- **WHAT TO WORK ON**: Search the entries below. Return every line that has "with" in it.
Start of MATERIAL PROVIDED
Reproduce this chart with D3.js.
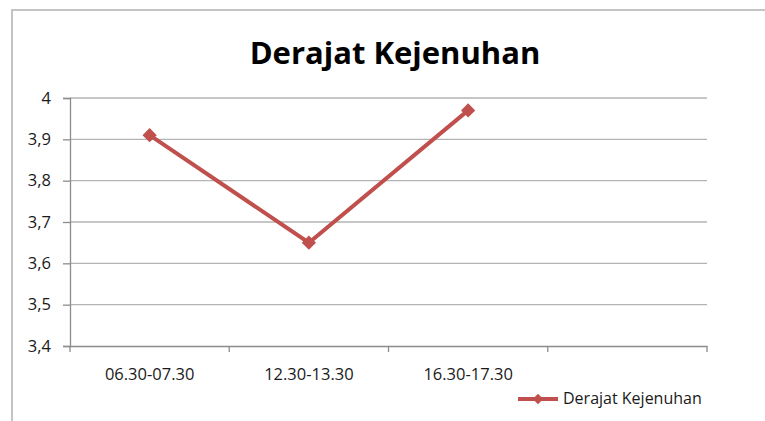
<!DOCTYPE html>
<html>
<head>
<meta charset="utf-8">
<script src="https://cdn.jsdelivr.net/npm/d3@7"></script>
<style>
  body { margin: 0; background: #fff; }
  text { font-family: "Open Sans", "Noto Sans", sans-serif; fill: #1a1a1a; }
</style>
</head>
<body>
<div id="chart"></div>
<script>
// data
const categories = ['06.30-07.30', '12.30-13.30', '16.30-17.30', ''];
const values = [3.91, 3.65, 3.97];
const yTicks = [3.4, 3.5, 3.6, 3.7, 3.8, 3.9, 4];
const seriesName = 'Derajat Kejenuhan';

var W = 765, H = 421;
var margin = { top: 98, right: 58, bottom: 75, left: 70 },
    width = W - margin.left - margin.right,
    height = H - margin.top - margin.bottom;

var svg = d3.select('#chart').append('svg')
    .attr('width', W)
    .attr('height', H);

// outer frame
svg.append('rect')
    .attr('x', 12).attr('y', 10)
    .attr('width', W).attr('height', H)
    .attr('fill', 'none')
    .attr('stroke', '#c4c4c4')
    .attr('stroke-width', 2);

svg.append('text')
    .attr('x', 395).attr('y', 64)
    .attr('text-anchor', 'middle')
    .style('font-size', '31px')
    .style('font-weight', 'bold')
    .style('fill', '#000')
    .text('Derajat Kejenuhan');

var g = svg.append('g')
    .attr('transform', 'translate(' + margin.left + ',' + margin.top + ')');

var x = d3.scaleBand()
    .domain(categories.map((d, i) => i))
    .range([0, width]);

var y = d3.scaleLinear()
    .domain([3.4, 4])
    .range([height, 0]);

// gridlines
g.selectAll('.grid')
    .data(yTicks.slice(1))
    .enter().append('line')
    .attr('x1', 0).attr('x2', width)
    .attr('y1', d => y(d)).attr('y2', d => y(d))
    .attr('stroke', '#b3b3b3')
    .attr('stroke-width', 1.3);

// y axis
var yAxis = g.append('g')
    .call(d3.axisLeft(y).tickValues(yTicks).tickSize(7).tickPadding(12)
        .tickFormat(d => String(d).replace('.', ',')));
yAxis.select('.domain').attr('stroke', '#8c8c8c').attr('stroke-width', 1.3);
yAxis.selectAll('line').attr('stroke', '#8c8c8c').attr('stroke-width', 1.3);
yAxis.selectAll('text').style('font-size', '16.5px').style('fill', '#1a1a1a');

// x axis
var xAxis = g.append('g')
    .attr('transform', 'translate(0,' + height + ')')
    .call(d3.axisBottom(x).tickSize(0).tickPadding(22)
        .tickFormat(i => categories[i]));
xAxis.select('.domain').attr('stroke', '#8c8c8c').attr('stroke-width', 1.3);
xAxis.selectAll('text').style('font-size', '16.5px').style('fill', '#1a1a1a');

// band boundary ticks
var edges = d3.range(categories.length + 1).map(i => i * x.bandwidth());
g.selectAll('.xtick')
    .data(edges)
    .enter().append('line')
    .attr('x1', d => d).attr('x2', d => d)
    .attr('y1', height).attr('y2', height + 6)
    .attr('stroke', '#8c8c8c')
    .attr('stroke-width', 1.3);

var color = '#c0504d';
var line = d3.line()
    .x((d, i) => x(i) + x.bandwidth() / 2)
    .y(d => y(d));

g.append('path')
    .datum(values)
    .attr('d', line)
    .attr('fill', 'none')
    .attr('stroke', color)
    .attr('stroke-width', 4);

var diamond = d3.symbol().type(d3.symbolDiamond2).size(130);
g.selectAll('.pt')
    .data(values)
    .enter().append('path')
    .attr('d', diamond)
    .attr('transform', (d, i) => 'translate(' + (x(i) + x.bandwidth() / 2) + ',' + y(d) + ')')
    .attr('fill', color);

// legend
var lg = svg.append('g').attr('transform', 'translate(518,399)');
lg.append('line')
    .attr('x1', 0).attr('x2', 40)
    .attr('stroke', color).attr('stroke-width', 4);
lg.append('path')
    .attr('d', d3.symbol().type(d3.symbolDiamond2).size(70))
    .attr('transform', 'translate(20,0)')
    .attr('fill', color);
lg.append('text')
    .attr('x', 45).attr('y', 5)
    .style('font-size', '16px')
    .text(seriesName);
</script>
</body>
</html>
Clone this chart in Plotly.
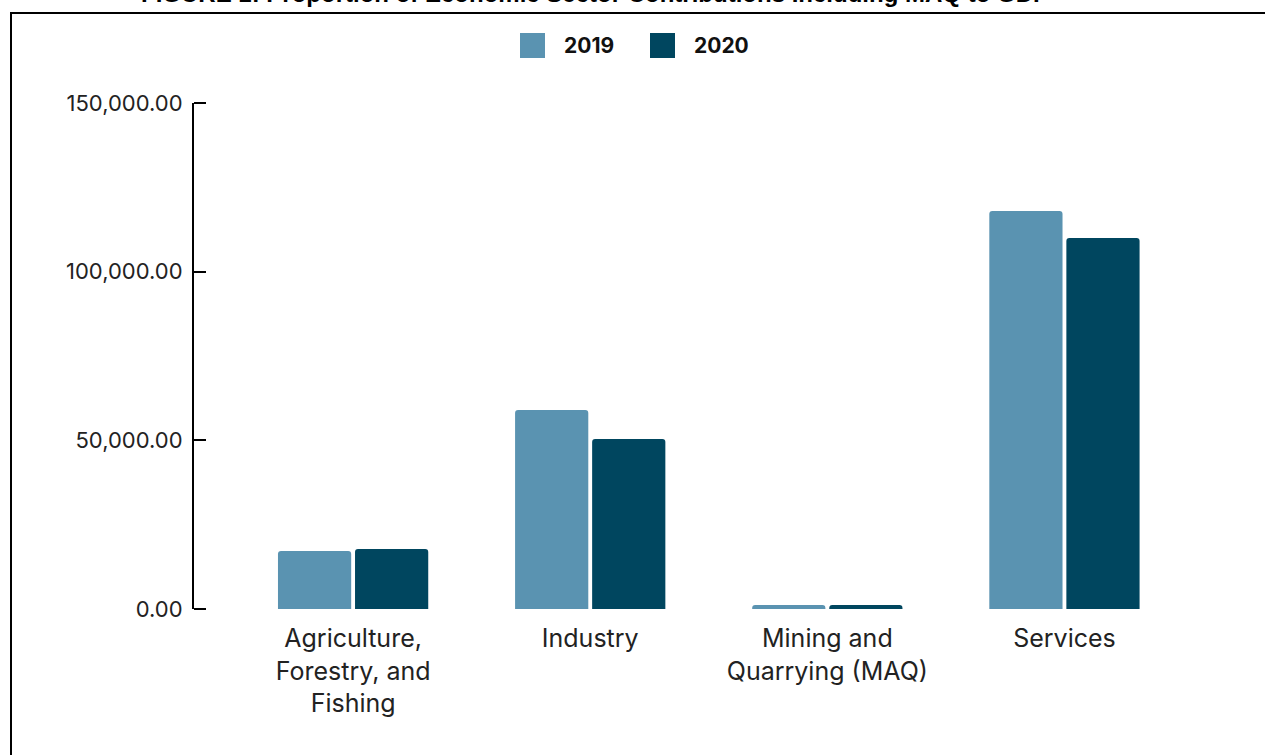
import plotly.graph_objects as go

categories = ["Agriculture,<br>Forestry, and<br>Fishing", "Industry", "Mining and<br>Quarrying (MAQ)", "Services"]
values_2019 = [17200, 59000, 1200, 118000]
values_2020 = [17800, 50400, 1200, 110000]
series_names = ["2019", "2020"]
colors = ["#5A93B1", "#00465F"]
y_ticks = [0, 50000, 100000, 150000]
title_text = "FIGURE 1: Proportion of Economic Sector Contributions Including MAQ to GDP"

W, H = 1265, 755
L, R, T, B = 194, 82, 103, 146
pw = W - L - R
ph = H - T - B

def px_x(p):
    return (p - L) / pw

def px_y(p):
    return (H - B - p) / ph

fig = go.Figure()
for name, vals, col in zip(series_names, [values_2019, values_2020], colors):
    fig.add_trace(go.Bar(x=list(range(len(categories))), y=vals, name=name,
                         marker=dict(color=col, line=dict(width=0), cornerradius=3),
                         showlegend=False))

font_family = "Inter, Roboto, sans-serif"

shapes = [
    dict(type="rect", xref="paper", yref="paper", x0=px_x(11), x1=px_x(1400), y0=px_y(13), y1=px_y(900),
         line=dict(color="black", width=2), fillcolor="rgba(0,0,0,0)", layer="below"),
]
annotations = [
    dict(text="<b>" + title_text + "</b>", xref="paper", yref="paper", x=px_x(595), y=px_y(8.5),
         xanchor="center", yanchor="bottom", showarrow=False,
         font=dict(family="Liberation Sans, Arial, sans-serif", size=24, color="black")),
]
leg = [(520, 562), (650, 692)]
for (sx, tx), name, col in zip(leg, series_names, colors):
    shapes.append(dict(type="rect", xref="paper", yref="paper", x0=px_x(sx), x1=px_x(sx + 25),
                       y0=px_y(58), y1=px_y(33), fillcolor=col, line=dict(width=0)))
    annotations.append(dict(text="<b>" + name + "</b>", xref="paper", yref="paper", x=px_x(tx), y=px_y(45.5),
                            xanchor="left", yanchor="middle", showarrow=False,
                            font=dict(family=font_family, size=21, color="#111")))

fig.update_layout(
    width=W, height=H,
    margin=dict(l=L, r=R, t=T, b=B, autoexpand=False),
    paper_bgcolor="white", plot_bgcolor="white",
    barmode="group", bargap=0.35, bargroupgap=0.05,
    showlegend=False,
    shapes=shapes, annotations=annotations,
    font=dict(family=font_family, size=20, color="#222"),
    xaxis=dict(range=[-0.671, 3.5], tickmode="array", tickvals=list(range(len(categories))),
               ticktext=categories, showline=False, ticks="", showgrid=False, zeroline=False,
               ticklabelstandoff=12,
               tickfont=dict(size=25, color="#222", family=font_family)),
    yaxis=dict(range=[0, 150000], tickvals=y_ticks, tickformat=",.2f",
               showline=True, linecolor="black", linewidth=2, ticks="", showgrid=False, zeroline=False,
               ticklabelstandoff=5,
               tickfont=dict(size=22, color="#222", family=font_family)),
    yaxis2=dict(range=[0, 150000], tickvals=y_ticks, overlaying="y", side="left", anchor="free",
                position=px_x(206), showline=False, showticklabels=False, showgrid=False, zeroline=False,
                ticks="outside", ticklen=12, tickwidth=2, tickcolor="black"),
)
# invisible helper trace so the tick-only axis is rendered
fig.add_trace(go.Scatter(x=[0], y=[0], yaxis="y2", mode="markers", marker=dict(opacity=0),
                         showlegend=False, hoverinfo="skip"))

fig.write_html("out.html", config={"displayModeBar": False},
               post_script="document.body.style.margin='0';document.body.style.overflow='hidden';")
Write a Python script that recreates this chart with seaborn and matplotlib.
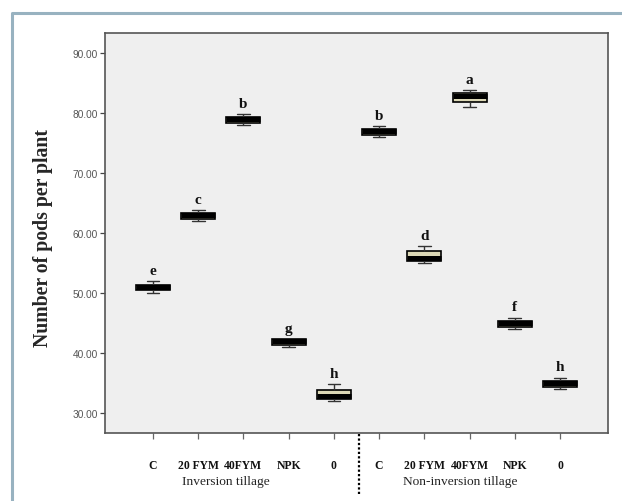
End of MATERIAL PROVIDED
- **THE COMPLETED TASK**:
Reproduce this chart with D3.js.
Write a Python script that recreates this chart with seaborn and matplotlib.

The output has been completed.